The employer, if it is a State within the meaning of Article 12 of the Constitution, would have no authority to act in an arbitrary manner and throw the candidate out from the range of appointment, as distinguished from the zone of consideration, without rhyme or reason and the employer-State being bound by Article 14 of the Constitution, the law places an obligation, nay duty, on such an employer to provide some justification by way of reason

The Supreme Court has said it is indisputable that no one has any legal right to claim public employment but a candidate does have a limited right of being accorded fair and non-discriminatory treatment, after his appointment is cancelled following the participation in selection process and appearance in merit list.

A bench of Justices Bela M Trivedi and Dipankar Datta said it is entirely the prerogative of the employer, after applications are received from interested candidates or names of registered candidates are sponsored by the Employment Exchanges for public employment, to decide whether any such candidate intending to participate in the selection process is eligible in terms of the statutorily prescribed rules for appointment and also as to whether he ought to be allowed to enter the zone of consideration to participate in the selection process. 

"It is only when evidence of a sterling quality is produced before the court which, without much argument or deep scrutiny, tilts the balance in favour of one party that the court could decide either way based on acceptance of such evidence," the bench said.

The top court, however, said it is important to consider the stage when ineligibility is cited for not offering employment.

"In terms of Article 16 of the Constitution, a candidate has only a right to be considered therefor. Once a candidate is declared ineligible to participate in the selection process at the threshold and if he still wishes to participate in the process perceiving that his candidature has been arbitrarily rejected, it is for him to work out his remedy in accordance with law," the bench said.

"However, if the candidature is not rejected at the threshold and the candidate is allowed to participate in the selection process and ultimately his name figures in the merit list - though such candidate has no indefeasible right to claim appointment - he does have a limited right of being accorded fair and non-discriminatory treatment," the bench added.

The court said in view of stages of the process that the candidate has successfully crossed, he may not have a vested right of appointment but a reasonable expectation of being appointed having regard to his position in the merit list could arise. 

"The employer, if it is a State within the meaning of Article 12 of the Constitution, would have no authority to act in an arbitrary manner and throw the candidate out from the range of appointment, as distinguished from the zone of consideration, without rhyme or reason. The employer-State being bound by Article 14 of the Constitution, the law places an obligation, nay duty, on such an employer to provide some justification by way of reason. If plausible justification is provided, the courts would be loath to question the justification but the justification must be such that it is rational and justifiable, and not whimsical or capricious, warranting non-interference," the bench said.
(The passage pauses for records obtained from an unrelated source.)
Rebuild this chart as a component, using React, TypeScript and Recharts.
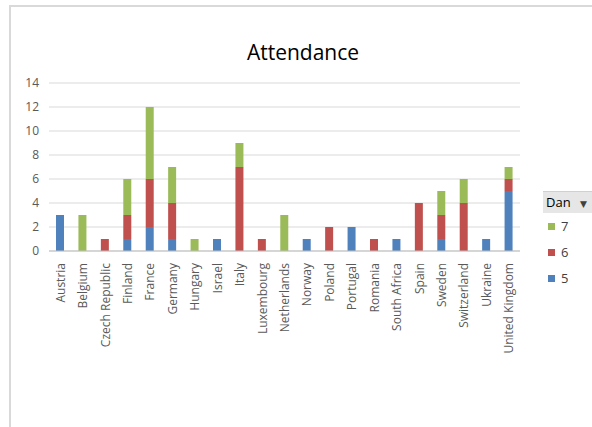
import { BarChart, Bar, XAxis, YAxis, CartesianGrid } from 'recharts';

const countries = [
  'Austria', 'Belgium', 'Czech Republic', 'Finland', 'France', 'Germany', 'Hungary',
  'Israel', 'Italy', 'Luxembourg', 'Netherlands', 'Norway', 'Poland', 'Portugal',
  'Romania', 'South Africa', 'Spain', 'Sweden', 'Switzerland', 'Ukraine', 'United Kingdom',
];
const dan5 = [3, 0, 0, 1, 2, 1, 0, 1, 0, 0, 0, 1, 0, 2, 0, 1, 0, 1, 0, 1, 5];
const dan6 = [0, 0, 1, 2, 4, 3, 0, 0, 7, 1, 0, 0, 2, 0, 1, 0, 4, 2, 4, 0, 1];
const dan7 = [0, 3, 0, 3, 6, 3, 1, 0, 2, 0, 3, 0, 0, 0, 0, 0, 0, 2, 2, 0, 1];
const yTicks = [0, 2, 4, 6, 8, 10, 12, 14];

const data = countries.map((c, i) => ({ country: c, d5: dan5[i], d6: dan6[i], d7: dan7[i] }));

const font = '"Open Sans", "DejaVu Sans", sans-serif';
const legendItems = [
  { label: '7', color: '#9BBB59' },
  { label: '6', color: '#C0504D' },
  { label: '5', color: '#4F81BD' },
];

const CountryTick = ({ x, y, payload }: any) => (
  <text
    x={x}
    y={y}
    transform={`rotate(-90, ${x}, ${y})`}
    textAnchor="end"
    dominantBaseline="central"
    fontSize={12}
    fill="#595959"
    fontFamily={font}
  >
    {payload.value}
  </text>
);

export default function App() {
  return (
    <div style={{ position: 'absolute', left: 0, top: 0, width: 592, height: 427, background: '#fff', fontFamily: font, overflow: 'hidden' }}>
      {/* chart area border (only top/left visible in the crop) */}
      <div style={{ position: 'absolute', left: 9, top: 5, width: 600, height: 440, borderTop: '2px solid #d9d9d9', borderLeft: '2px solid #d9d9d9' }} />
      <div style={{ position: 'absolute', left: 0, width: 592, top: 38, textAlign: 'center', paddingLeft: 14, boxSizing: 'border-box', fontSize: 21, color: '#000' }}>
        Attendance
      </div>
      <div style={{ position: 'absolute', left: 0, top: 0 }}>
        <BarChart width={592} height={427} data={data} margin={{ top: 83, right: 72, bottom: 66, left: 10 }} barSize={8}>
          <CartesianGrid vertical={false} stroke="#d9d9d9" />
          <XAxis
            dataKey="country"
            interval={0}
            height={110}
            tick={<CountryTick />}
            tickLine={false}
            axisLine={{ stroke: '#bfbfbf' }}
            tickMargin={6}
          />
          <YAxis
            width={39}
            domain={[0, 14]}
            ticks={yTicks}
            tickLine={false}
            axisLine={false}
            tickMargin={4}
            tick={{ fill: '#595959', fontSize: 12, fontFamily: font }}
          />
          <Bar dataKey="d5" stackId="a" fill="#4F81BD" isAnimationActive={false} />
          <Bar dataKey="d6" stackId="a" fill="#C0504D" isAnimationActive={false} />
          <Bar dataKey="d7" stackId="a" fill="#9BBB59" isAnimationActive={false} />
        </BarChart>
      </div>
      <div style={{ position: 'absolute', left: 543, top: 191, width: 60, height: 22, background: '#e6e6e6', borderTop: '1px solid #d0d0d0', boxSizing: 'border-box', fontSize: 13, lineHeight: '21px', paddingLeft: 3, color: '#000' }}>
        Dan <span style={{ fontSize: 9, marginLeft: 6, color: '#404040' }}>▼</span>
      </div>
      {legendItems.map((it, i) => (
        <div key={it.label} style={{ position: 'absolute', left: 548, top: 217 + i * 26, fontSize: 13, color: '#404040', display: 'flex', alignItems: 'center' }}>
          <span style={{ display: 'inline-block', width: 7, height: 7, background: it.color, marginRight: 6 }} />
          {it.label}
        </div>
      ))}
    </div>
  );
}
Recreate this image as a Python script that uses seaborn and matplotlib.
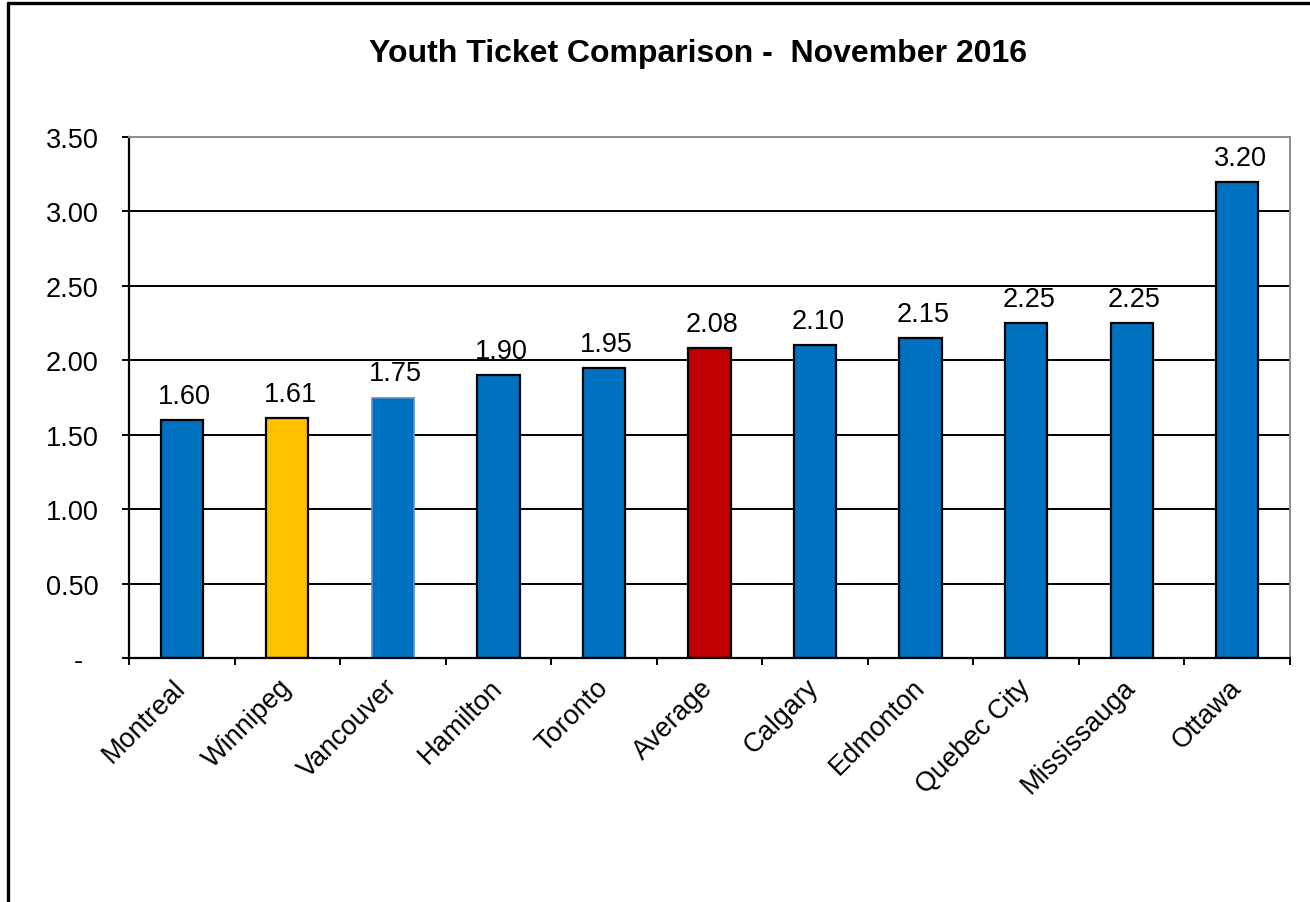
import matplotlib
matplotlib.use("Agg")
import matplotlib.pyplot as plt
from matplotlib.lines import Line2D
from matplotlib.ticker import FixedLocator, FuncFormatter
import seaborn as sns
import pandas as pd

# Fare data
cities = ["Montreal", "Winnipeg", "Vancouver", "Hamilton", "Toronto", "Average",
          "Calgary", "Edmonton", "Quebec City", "Mississauga", "Ottawa"]
fares = [1.60, 1.61, 1.75, 1.90, 1.95, 2.08, 2.10, 2.15, 2.25, 2.25, 3.20]
y_ticks = [0.0, 0.5, 1.0, 1.5, 2.0, 2.5, 3.0, 3.5]

BLUE = "#0070C0"
YELLOW = "#FFC000"
RED = "#C00000"
bar_colors = {c: BLUE for c in cities}
bar_colors["Winnipeg"] = YELLOW
bar_colors["Average"] = RED

df = pd.DataFrame({"city": cities, "fare": fares})

sns.set_theme(style="white")
plt.rcParams["font.family"] = ["Liberation Sans", "DejaVu Sans"]
plt.rcParams["text.color"] = "black"
plt.rcParams["xtick.color"] = "black"
plt.rcParams["ytick.color"] = "black"

FS = 19.5

fig = plt.figure(figsize=(13.10, 9.03), dpi=100)
ax = fig.add_axes([129 / 1310, 1 - 659 / 903, (1290 - 129) / 1310, (659 - 138) / 903])

sns.barplot(data=df, x="city", y="fare", hue="city", palette=bar_colors,
            legend=False, width=0.4, ax=ax, saturation=1,
            edgecolor="black", linewidth=1.6)

# Vancouver bar drawn with a soft edge
for patch, city in zip(ax.patches, cities):
    if city == "Vancouver":
        patch.set_edgecolor("#5B8FC9")
        patch.set_linewidth(1.2)

ax.set_xlim(-0.5, len(cities) - 0.5)
ax.set_ylim(0, 3.5)
ax.set_xlabel("")
ax.set_ylabel("")

# Gridlines
for v in y_ticks[1:-1]:
    ax.axhline(v, color="black", linewidth=1.4, zorder=0)

# Accounting-style axis labels: zero shown as a dash
ax.yaxis.set_major_locator(FixedLocator(y_ticks))
ax.yaxis.set_major_formatter(
    FuncFormatter(lambda v, p: "-  " if v == 0 else f"{v:.2f}"))
ax.tick_params(axis="y", which="major", left=True, length=5, width=1.4,
               color="black", labelsize=FS, labelcolor="black", pad=17,
               direction="out")

# Category ticks at bar boundaries, labels at centers
ax.set_xticks(range(len(cities)))
ax.set_xticklabels(cities, rotation=45, ha="right", va="center",
                   rotation_mode="anchor", fontsize=FS, color="black")
ax.set_xticks([i - 0.5 for i in range(len(cities) + 1)], minor=True)
ax.tick_params(axis="x", which="major", bottom=False, length=0, pad=18)
ax.tick_params(axis="x", which="minor", bottom=True, length=5, width=1.4,
               color="black", direction="out")

for side in ["left", "bottom"]:
    ax.spines[side].set_color("black")
    ax.spines[side].set_linewidth(1.6)
for side in ["top", "right"]:
    ax.spines[side].set_visible(True)
    ax.spines[side].set_color("#8C8C8C")
    ax.spines[side].set_linewidth(1.4)

# Value labels
for i, v in enumerate(fares):
    ax.annotate(f"{v:.2f}", xy=(i, v), xytext=(2, 8), textcoords="offset points",
                ha="center", va="bottom", fontsize=FS, color="black")

fig.text(698 / 1310, 1 - 54 / 903, "Youth Ticket Comparison -  November 2016",
         ha="center", va="center", fontsize=23, fontweight="bold", color="black")

# Chart frame (left and top edges)
fig.add_artist(Line2D([8 / 1310, 8 / 1310], [0, 1 - 4 / 903], color="black",
                      linewidth=2.4, transform=fig.transFigure))
fig.add_artist(Line2D([8 / 1310, 1], [1 - 4 / 903, 1 - 4 / 903], color="black",
                      linewidth=2.4, transform=fig.transFigure))

fig.savefig("out.png", dpi=100)
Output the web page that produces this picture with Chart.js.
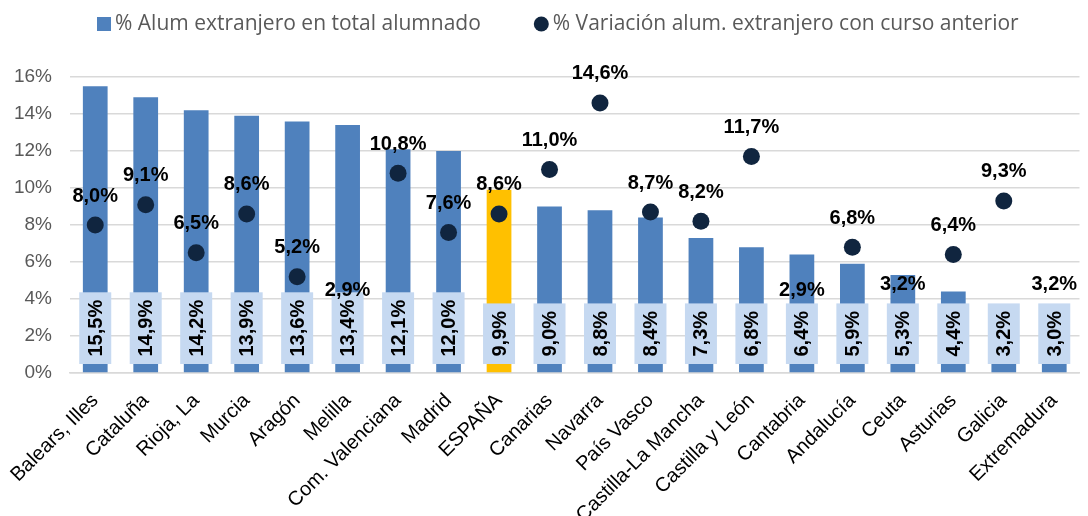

The court dismissed a plea by the Union government against the Allahabad High Court's order which upheld the direction to appoint Ankur Gupta to the post of Posting Assistant and Sorting Assistant initiated in 1995. The candidate appeared in the selection process, after having figured high in the merit list and participated in the induction training for 15 days.

His appointment was, however, held back on a communication that direct recruitment should be on the basis of certificate of 10+2 issued by the Board of High School and Intermediate Education, unless “these are marked as vocational stream or vocational”. 

The Union government contended the candidate fell short of the prescribed eligibility qualifications for being directly recruited, as specified in the relevant recruitment rules and as a sequel thereto, his selection made by mistake, can be rectified. 

The court, however, found the candidate has succeeded in the relevant examination through “vocational stream”, thereby attracting ineligibility. However, the authorities did not consider the effect of the remark ‘Regular’ at the foot of the certificate.

"It was, thus, highly improper for the appellant to reject the candidature outright in the absence of a proper appreciation of the certificate," the bench said.

The court found that the candidate has been discriminated against and arbitrarily deprived of the fruit of selection.

Coming to the issue of relief, the bench ordered the Union government to appoint the candidate, who is now 50-year old, to the post within a month, using its extraordinary power to do complete justice under Article 142 of the Constitution.

The court ordered the appellant to treat him to have been notionally appointed on the date the last of the selected candidates was appointed pursuant to the process of 1995 only for the purpose of release of retirement benefits in accordance with law. The candidate would neither be entitled to arrears of salary nor should he be entitled to claim seniority, the bench said.